Generally speaking, one caught up in ignorance is ignorant of the fact of what he is caught up in. This is why many who are living in misery believe themselves to be happy. Ignorance generally is referred to as a condition of mistaken identity. This is true, but it is also true that at certain levels of consciousness that is all one is capable of. A person at a lower level of consciousness believes the impure to be pure and the unreal to be real. However, in the course of time, by trial and error and continued growth, one slowly awakens to the real meaning and the real truth of life.

During the course of time, before one awakens, one builds up or accumulates an acquired nature, the ego, and this is the end result of the mind's reactions and resistances.
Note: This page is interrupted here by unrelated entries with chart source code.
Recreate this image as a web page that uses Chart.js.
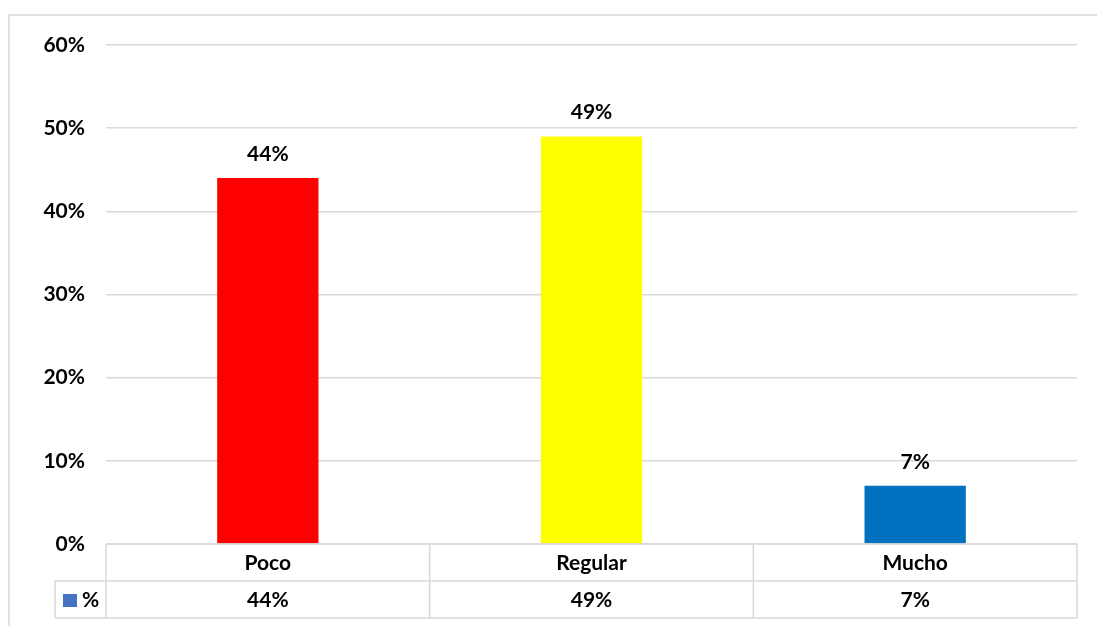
<!DOCTYPE html>
<html>
<head>
<meta charset="utf-8">
<script src="https://cdn.jsdelivr.net/npm/chart.js@4"></script>
<style>
  body { margin: 0; background: #fff; }
  #wrap { width: 1097px; height: 626px; }
</style>
</head>
<body>
<div id="wrap"><canvas id="chart"></canvas></div>
<script>
// Data
let categories = ["Poco", "Regular", "Mucho"];
let values = [44, 49, 7];
let barColors = ["#FF0000", "#FFFF00", "#0070C0"];
let seriesName = "%";
let yTicks = [0, 10, 20, 30, 40, 50, 60];

let fontFamily = "Lato, 'Open Sans', sans-serif";
let fontSize = 21;
let gridColor = "#d9d9d9";

// Outer frame + data table under the plot
let tablePlugin = {
  id: "tablePlugin",
  beforeDraw(chart) {
    let ctx = chart.ctx;
    ctx.save();
    ctx.strokeStyle = gridColor;
    ctx.lineWidth = 1.5;
    ctx.beginPath();
    ctx.moveTo(9, chart.height);
    ctx.lineTo(9, 15);
    ctx.lineTo(chart.width, 15);
    ctx.stroke();
    ctx.restore();
  },
  afterDraw(chart) {
    let ctx = chart.ctx;
    let area = chart.chartArea;
    let x = chart.scales.x;
    let rowH = 37;
    let top = area.bottom;
    let legendLeft = 55;

    // column boundaries from the category scale
    let bounds = [area.left];
    for (let i = 0; i < categories.length; i++) {
      let c = x.getPixelForValue(i);
      let half = (x.getPixelForValue(1) - x.getPixelForValue(0)) / 2;
      bounds.push(c + half);
    }

    ctx.save();
    ctx.strokeStyle = gridColor;
    ctx.lineWidth = 1.5;
    ctx.beginPath();
    ctx.moveTo(area.left, top);
    ctx.lineTo(area.right, top);
    ctx.moveTo(legendLeft, top + rowH);
    ctx.lineTo(area.right, top + rowH);
    ctx.moveTo(legendLeft, top + rowH * 2);
    ctx.lineTo(area.right, top + rowH * 2);
    ctx.moveTo(legendLeft, top + rowH);
    ctx.lineTo(legendLeft, top + rowH * 2);
    bounds.forEach((b) => {
      ctx.moveTo(b, top);
      ctx.lineTo(b, top + rowH * 2);
    });
    ctx.stroke();

    ctx.fillStyle = "#000";
    ctx.font = "bold " + fontSize + "px " + fontFamily;
    ctx.textAlign = "center";
    ctx.textBaseline = "middle";
    categories.forEach((cat, i) => {
      let cx = x.getPixelForValue(i);
      ctx.fillText(cat, cx, top + rowH / 2 + 1);
      ctx.fillText(values[i] + "%", cx, top + rowH * 1.5 + 1);
    });

    // legend key
    ctx.fillStyle = "#4472C4";
    ctx.fillRect(63, top + rowH + 13, 14, 13);
    ctx.fillStyle = "#000";
    ctx.textAlign = "left";
    ctx.fillText(seriesName, 82, top + rowH * 1.5 + 1);

    // value labels above the bars
    ctx.textAlign = "center";
    let meta = chart.getDatasetMeta(0);
    meta.data.forEach((bar, i) => {
      ctx.fillText(values[i] + "%", bar.x, bar.y - 24);
    });
    ctx.restore();
  },
};

new Chart(document.getElementById("chart"), {
  type: "bar",
  data: {
    labels: categories,
    datasets: [
      {
        label: seriesName,
        data: values,
        backgroundColor: barColors,
        borderWidth: 0,
        categoryPercentage: 1,
        barPercentage: 0.313,
      },
    ],
  },
  options: {
    responsive: true,
    maintainAspectRatio: false,
    animation: false,
    layout: { padding: { top: 45, right: 20, bottom: 82, left: 0 } },
    plugins: {
      legend: { display: false },
      tooltip: { enabled: false },
    },
    scales: {
      x: { display: false },
      y: {
        min: 0,
        max: 60,
        afterBuildTicks(scale) {
          scale.ticks = yTicks.map((v) => ({ value: v }));
        },
        afterFit(scale) {
          scale.width = 106;
        },
        border: { display: false },
        grid: { color: gridColor, lineWidth: 1.5, drawTicks: false },
        ticks: {
          padding: 21,
          color: "#000",
          font: { family: fontFamily, size: fontSize, weight: "bold" },
          callback: (v) => v + "%",
        },
      },
    },
  },
  plugins: [tablePlugin],
});
</script>
</body>
</html>
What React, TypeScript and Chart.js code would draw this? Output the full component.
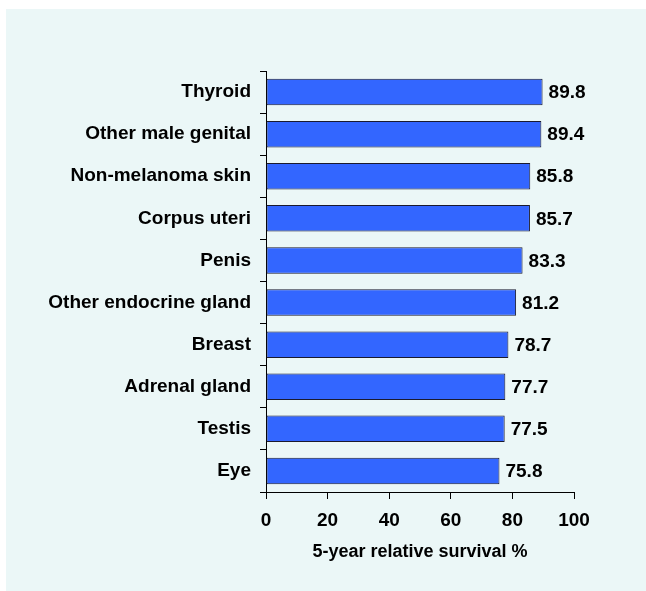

The acquired nature completely overshadows the original or true nature. One then lives by the acquired or habitual nature. So, in this state one acquires some very unique and peculiar habit patterns that we follow for many ages. Then, when we finally try to break from these habits it is virtually impossible, because in most cases we are using an acquired nature to break habitual patterns of life.

We really become the product of psychological accumulations and also of time itself. So, we regard something that has been put together by time as something that is eternal, and we are caught up in the great illusion on the platform of ignorance. This is also the reason that the intellect will not free anyone because the intellect expands on false identification. One believes the perceiver and the instrument of perception to be identical, which is not true, since the instrument of perception is the mind. Yet, when one believes these two to be the same then the I-ness is born and the “I" becomes identical with the mind. With this situation the wish of the mind is then regarded by one as his will. So, the person becomes willful as the saying goes. So, we come into a conflict of two wills, the will of the individual and the will of God, or nature. However, the will of the individual is nothing more than the wish and the desire of the mind. So, there is a conflict, the mind's desire to move in its own direction in contrast to the direction in which God or nature intends one to move.

I-ness is nothing but the human's identification with his mind. Out of this false identification arises attractions and repulsions; attractions being the seeking of pleasures in life, and repulsion being the avoidance of pain. So, the pleasure-principle is at the root of the human's entire process of psychological becoming. To avoid pain is also a part of seeking pleasure. One seeks pleasure whether positively or negatively. Attraction is the positive search for pleasure and repulsion is the negative search for pleasure by avoiding pain.

That which gives a sense of continuity is regarded by the mind as pleasure, while that which interferes with continuity is considered by the mind to be painful. So, we form attachments and denials, and they are the natural offshoots of the condition of I-ness which itself is the outcome of the state of ignorance, not enlightenment. Our whole life at this point is based on the pleasure-principle in which is included the ceaseless effort to avoid pain. So, while one is in the midst of pleasure, one is still vitally concerned about avoiding pain. So, pleasure and pain go together, and in the I-ness of life one sees pleasure and pain, attachment and denial, and this is the platform which most of humanity goes by.

Whereas, that which Is, that which is the original, stands by itself never knowing the fear of being vulnerable or capable of being destroyed. It is only the pseudo that is compounded and vulnerable, and which can be dissolved. So, the attachments and repulsions in life are simply defense-mechanisms that seek to protect that which is the result of the accumulations of the ages.

That which keeps the defense-mechanism going is simply a strong desire to live, which is really a desire for continuity, which is in all humans, even the most learned. This desire for continuity is only a desire for security. So, one feels secure only in the atmosphere of continuity. Yet, one of the peculiar facts of life is that the human, in the constant search for security and continuity searches in a field that is forever in a state of flux. Therefore, because life is dynamic and ever discontinuous, the desire for continuity is an attempt to put that which is dynamic and ever discontinuous into a framework of that which is static, which is, again, the attempt to impart a quality of continuity to that which is discontinuous. The real problem lies in the fact that there is no continuity for something that is put together by time, because in the nature of a time process or cycle it must get dissolved. However, the desire for continuity is so great even the wise are caught up in it. All of this means that ignorance is at the root of all afflictions and that the most all pervading expression of this ignorance is the desire for continuity. Yet, what is relative cannot be absolute.

By life being in a state of flux one does not really begin to live until the effort at established continuity ceases. Life is to be experienced and not to be held onto. Continuity is only the attempt to hold life in a framework which the mind and sense of I-ness has created. Continuity is simply the attempt to build structure after structure on the bridge of life, which is an exercise in futility. Life is a bridge. Pass over it and do not build upon it.

To escape this ignorance of life one must seek the Self. One must learn how to go within, to turn the mind 180 degrees to reach the field of the transcendental, to infuse the Being through Transcendental Meditation, thereby infusing the real into the unreal, the absolute into the relative, and to realize that the road to truth is through the maze of maya, through ignorance to enlightenment.

Above all else, always remember that what we are really seeking is also seeking us.